WORK TO COMPLETE = Once the pictures are set aside, transcribe the remaining data exactly.

DATASET EXCERPT =
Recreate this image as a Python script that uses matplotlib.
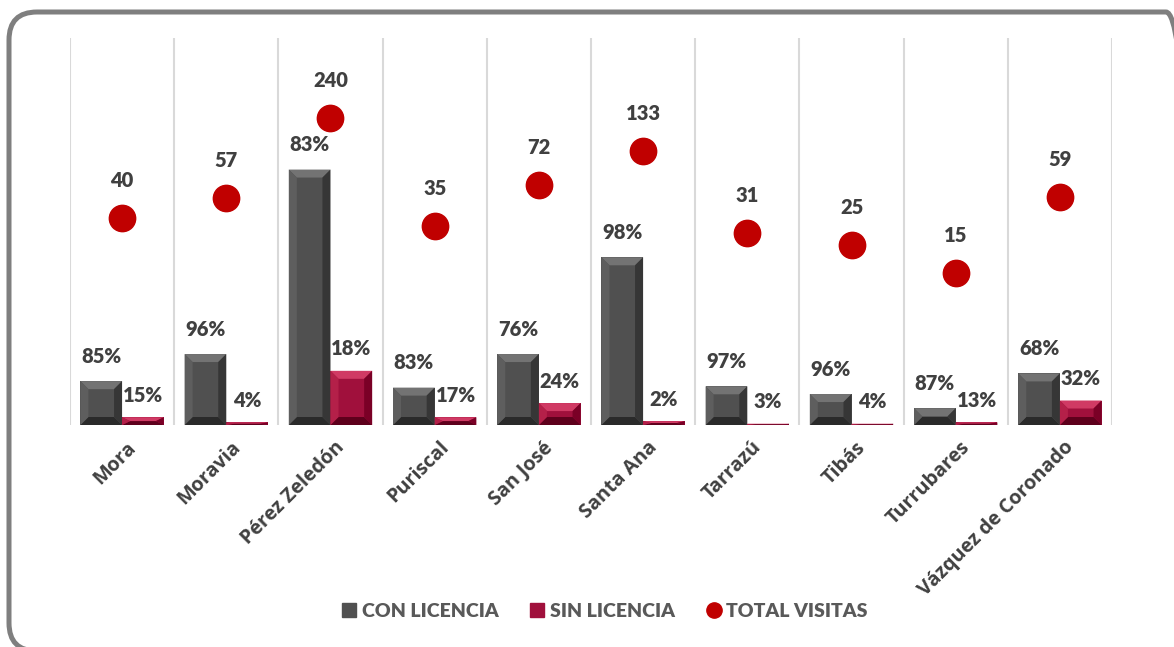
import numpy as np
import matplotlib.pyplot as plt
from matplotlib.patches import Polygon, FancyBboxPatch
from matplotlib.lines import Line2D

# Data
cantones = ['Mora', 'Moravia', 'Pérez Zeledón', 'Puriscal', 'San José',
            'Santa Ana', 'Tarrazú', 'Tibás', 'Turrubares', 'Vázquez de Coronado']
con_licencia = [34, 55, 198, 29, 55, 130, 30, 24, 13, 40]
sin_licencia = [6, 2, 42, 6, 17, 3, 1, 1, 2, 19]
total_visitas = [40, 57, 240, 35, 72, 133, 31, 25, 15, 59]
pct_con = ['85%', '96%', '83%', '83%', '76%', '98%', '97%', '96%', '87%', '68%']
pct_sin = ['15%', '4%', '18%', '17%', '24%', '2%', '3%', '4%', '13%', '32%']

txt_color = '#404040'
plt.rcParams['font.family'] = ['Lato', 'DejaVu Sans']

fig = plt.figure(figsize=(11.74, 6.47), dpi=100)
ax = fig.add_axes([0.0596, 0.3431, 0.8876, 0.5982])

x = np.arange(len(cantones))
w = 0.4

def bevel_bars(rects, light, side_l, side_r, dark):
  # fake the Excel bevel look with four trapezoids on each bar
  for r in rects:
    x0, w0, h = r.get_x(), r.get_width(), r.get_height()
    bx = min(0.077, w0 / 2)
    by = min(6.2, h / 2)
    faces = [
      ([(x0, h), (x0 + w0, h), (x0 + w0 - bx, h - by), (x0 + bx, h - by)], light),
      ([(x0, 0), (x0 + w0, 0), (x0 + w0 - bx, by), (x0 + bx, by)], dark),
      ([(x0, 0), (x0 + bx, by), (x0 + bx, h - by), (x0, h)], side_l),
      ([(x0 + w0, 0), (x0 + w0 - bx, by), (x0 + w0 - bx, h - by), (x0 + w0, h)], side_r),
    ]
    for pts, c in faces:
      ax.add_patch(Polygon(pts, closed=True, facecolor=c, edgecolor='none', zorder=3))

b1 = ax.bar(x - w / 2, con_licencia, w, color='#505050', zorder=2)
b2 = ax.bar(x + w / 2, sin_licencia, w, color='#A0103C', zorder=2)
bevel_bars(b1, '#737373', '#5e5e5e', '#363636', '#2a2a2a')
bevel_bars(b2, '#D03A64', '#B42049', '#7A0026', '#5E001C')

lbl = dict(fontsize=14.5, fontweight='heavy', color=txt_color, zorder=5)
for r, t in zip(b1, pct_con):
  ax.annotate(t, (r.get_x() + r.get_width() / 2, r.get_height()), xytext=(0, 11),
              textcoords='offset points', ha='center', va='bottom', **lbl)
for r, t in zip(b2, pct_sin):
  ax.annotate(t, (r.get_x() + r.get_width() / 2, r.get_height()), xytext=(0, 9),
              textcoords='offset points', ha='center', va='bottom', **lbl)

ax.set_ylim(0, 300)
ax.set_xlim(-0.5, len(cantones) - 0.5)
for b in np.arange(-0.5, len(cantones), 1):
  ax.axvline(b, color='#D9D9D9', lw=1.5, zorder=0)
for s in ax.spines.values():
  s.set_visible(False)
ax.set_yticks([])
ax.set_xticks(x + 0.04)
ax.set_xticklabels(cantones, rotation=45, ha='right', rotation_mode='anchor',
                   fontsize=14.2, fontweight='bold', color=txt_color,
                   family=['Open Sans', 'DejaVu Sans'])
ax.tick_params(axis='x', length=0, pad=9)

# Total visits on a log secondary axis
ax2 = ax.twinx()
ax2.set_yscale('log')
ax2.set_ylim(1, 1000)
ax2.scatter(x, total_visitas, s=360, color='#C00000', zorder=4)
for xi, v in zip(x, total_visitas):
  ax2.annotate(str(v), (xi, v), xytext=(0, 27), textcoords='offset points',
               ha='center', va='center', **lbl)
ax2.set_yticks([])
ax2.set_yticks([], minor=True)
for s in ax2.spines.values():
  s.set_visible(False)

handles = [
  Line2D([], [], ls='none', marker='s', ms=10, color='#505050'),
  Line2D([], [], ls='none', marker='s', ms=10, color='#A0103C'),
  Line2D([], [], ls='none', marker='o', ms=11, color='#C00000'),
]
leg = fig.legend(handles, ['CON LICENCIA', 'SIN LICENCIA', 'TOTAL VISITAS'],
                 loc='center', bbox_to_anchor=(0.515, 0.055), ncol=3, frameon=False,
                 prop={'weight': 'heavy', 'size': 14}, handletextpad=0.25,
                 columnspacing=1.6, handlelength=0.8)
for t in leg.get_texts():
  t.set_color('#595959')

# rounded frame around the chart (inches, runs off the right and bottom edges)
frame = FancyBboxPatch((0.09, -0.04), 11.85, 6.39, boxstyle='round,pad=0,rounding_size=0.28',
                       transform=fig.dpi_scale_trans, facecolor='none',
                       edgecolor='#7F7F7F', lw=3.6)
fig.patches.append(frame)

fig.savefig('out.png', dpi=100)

EXPECTED OUTPUT =
Recreate this image as a Python script that uses matplotlib.
import numpy as np
import matplotlib.pyplot as plt
from matplotlib.patches import Polygon, FancyBboxPatch
from matplotlib.lines import Line2D

# Data
cantones = ['Mora', 'Moravia', 'Pérez Zeledón', 'Puriscal', 'San José',
            'Santa Ana', 'Tarrazú', 'Tibás', 'Turrubares', 'Vázquez de Coronado']
con_licencia = [34, 55, 198, 29, 55, 130, 30, 24, 13, 40]
sin_licencia = [6, 2, 42, 6, 17, 3, 1, 1, 2, 19]
total_visitas = [40, 57, 240, 35, 72, 133, 31, 25, 15, 59]
pct_con = ['85%', '96%', '83%', '83%', '76%', '98%', '97%', '96%', '87%', '68%']
pct_sin = ['15%', '4%', '18%', '17%', '24%', '2%', '3%', '4%', '13%', '32%']

txt_color = '#404040'
plt.rcParams['font.family'] = ['Lato', 'DejaVu Sans']

fig = plt.figure(figsize=(11.74, 6.47), dpi=100)
ax = fig.add_axes([0.0596, 0.3431, 0.8876, 0.5982])

x = np.arange(len(cantones))
w = 0.4

def bevel_bars(rects, light, side_l, side_r, dark):
  # fake the Excel bevel look with four trapezoids on each bar
  for r in rects:
    x0, w0, h = r.get_x(), r.get_width(), r.get_height()
    bx = min(0.077, w0 / 2)
    by = min(6.2, h / 2)
    faces = [
      ([(x0, h), (x0 + w0, h), (x0 + w0 - bx, h - by), (x0 + bx, h - by)], light),
      ([(x0, 0), (x0 + w0, 0), (x0 + w0 - bx, by), (x0 + bx, by)], dark),
      ([(x0, 0), (x0 + bx, by), (x0 + bx, h - by), (x0, h)], side_l),
      ([(x0 + w0, 0), (x0 + w0 - bx, by), (x0 + w0 - bx, h - by), (x0 + w0, h)], side_r),
    ]
    for pts, c in faces:
      ax.add_patch(Polygon(pts, closed=True, facecolor=c, edgecolor='none', zorder=3))

b1 = ax.bar(x - w / 2, con_licencia, w, color='#505050', zorder=2)
b2 = ax.bar(x + w / 2, sin_licencia, w, color='#A0103C', zorder=2)
bevel_bars(b1, '#737373', '#5e5e5e', '#363636', '#2a2a2a')
bevel_bars(b2, '#D03A64', '#B42049', '#7A0026', '#5E001C')

lbl = dict(fontsize=14.5, fontweight='heavy', color=txt_color, zorder=5)
for r, t in zip(b1, pct_con):
  ax.annotate(t, (r.get_x() + r.get_width() / 2, r.get_height()), xytext=(0, 11),
              textcoords='offset points', ha='center', va='bottom', **lbl)
for r, t in zip(b2, pct_sin):
  ax.annotate(t, (r.get_x() + r.get_width() / 2, r.get_height()), xytext=(0, 9),
              textcoords='offset points', ha='center', va='bottom', **lbl)

ax.set_ylim(0, 300)
ax.set_xlim(-0.5, len(cantones) - 0.5)
for b in np.arange(-0.5, len(cantones), 1):
  ax.axvline(b, color='#D9D9D9', lw=1.5, zorder=0)
for s in ax.spines.values():
  s.set_visible(False)
ax.set_yticks([])
ax.set_xticks(x + 0.04)
ax.set_xticklabels(cantones, rotation=45, ha='right', rotation_mode='anchor',
                   fontsize=14.2, fontweight='bold', color=txt_color,
                   family=['Open Sans', 'DejaVu Sans'])
ax.tick_params(axis='x', length=0, pad=9)

# Total visits on a log secondary axis
ax2 = ax.twinx()
ax2.set_yscale('log')
ax2.set_ylim(1, 1000)
ax2.scatter(x, total_visitas, s=360, color='#C00000', zorder=4)
for xi, v in zip(x, total_visitas):
  ax2.annotate(str(v), (xi, v), xytext=(0, 27), textcoords='offset points',
               ha='center', va='center', **lbl)
ax2.set_yticks([])
ax2.set_yticks([], minor=True)
for s in ax2.spines.values():
  s.set_visible(False)

handles = [
  Line2D([], [], ls='none', marker='s', ms=10, color='#505050'),
  Line2D([], [], ls='none', marker='s', ms=10, color='#A0103C'),
  Line2D([], [], ls='none', marker='o', ms=11, color='#C00000'),
]
leg = fig.legend(handles, ['CON LICENCIA', 'SIN LICENCIA', 'TOTAL VISITAS'],
                 loc='center', bbox_to_anchor=(0.515, 0.055), ncol=3, frameon=False,
                 prop={'weight': 'heavy', 'size': 14}, handletextpad=0.25,
                 columnspacing=1.6, handlelength=0.8)
for t in leg.get_texts():
  t.set_color('#595959')

# rounded frame around the chart (inches, runs off the right and bottom edges)
frame = FancyBboxPatch((0.09, -0.04), 11.85, 6.39, boxstyle='round,pad=0,rounding_size=0.28',
                       transform=fig.dpi_scale_trans, facecolor='none',
                       edgecolor='#7F7F7F', lw=3.6)
fig.patches.append(frame)

fig.savefig('out.png', dpi=100)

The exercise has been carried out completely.